Issue (i): Whether canteen services supplied by the applicant to its employees through a third-party canteen service provider constitute supply of services and are taxable under GST.
Analysis: The canteen facility was not treated as a mere welfare arrangement outside the GST net. The applicant's principal business is manufacture and sale of pumps, but the canteen facility was held to support the workforce and therefore to be connected with, incidental to, or ancillary to the business. The arrangement involved two transactions: the third-party service provider supplying canteen services to the applicant, and the applicant supplying canteen services to its employees. The employer-employee relationship and the contractual arrangement did not take the employer's onward supply outside the definition of business. The Authority also relied on the principle that perquisites provided by an employer may form part of the taxable framework when they are supplied in the course of business.
Conclusion: Yes. The canteen facility supplied by the applicant to its employees amounts to a supply of services and is taxable under GST.
Issue (ii): Whether the tax position changes where no amount is recovered from employees or where part or whole of the canteen cost is recovered from employees.
Analysis: Where no amount is recovered from employees, the value of the canteen facility was treated as a perquisite and GST was held not applicable on that component. Where any amount is recovered, the recovery represents consideration for the service supplied to employees and is liable to GST. Only the unrecovered portion remains in the nature of a perquisite.
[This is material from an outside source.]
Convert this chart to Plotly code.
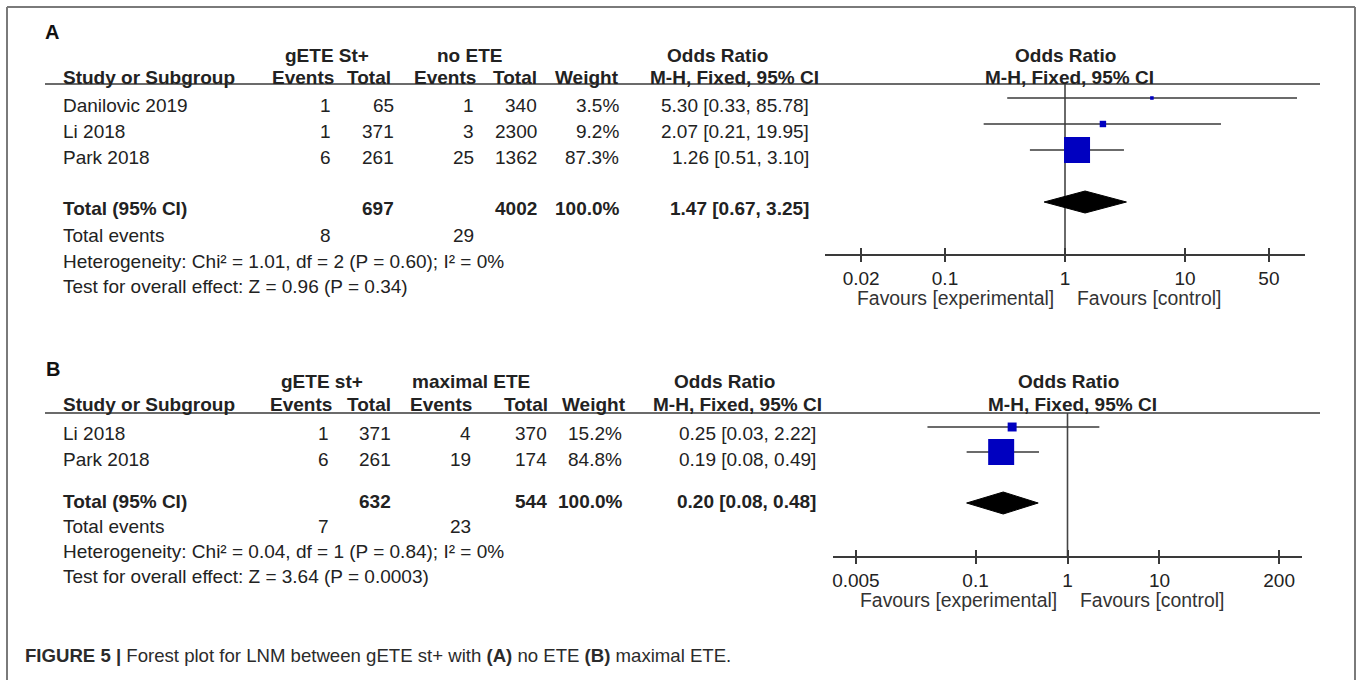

The Authority distinguished the exempt status of employee services under Schedule III from the employer's taxable supply to employees, and treated the concessional or unrecovered element as the relevant perquisite portion.
Conclusion: No GST is payable where nothing is recovered from employees, but GST is payable on the amount recovered from employees; the unrecovered portion is treated as a perquisite.
Final Conclusion: The applicant's onward supply of canteen services to employees is taxable in principle, but tax is confined to the employee-recovered amount, while the unrecovered component is treated as a perquisite and not subjected to GST.
Ratio Decidendi: An employer's provision of canteen services to employees can constitute a supply in the course of business when it is incidental or ancillary to the principal business, and GST applies to the consideration recovered from employees, while the unrecovered concessional component is treated as a perquisite.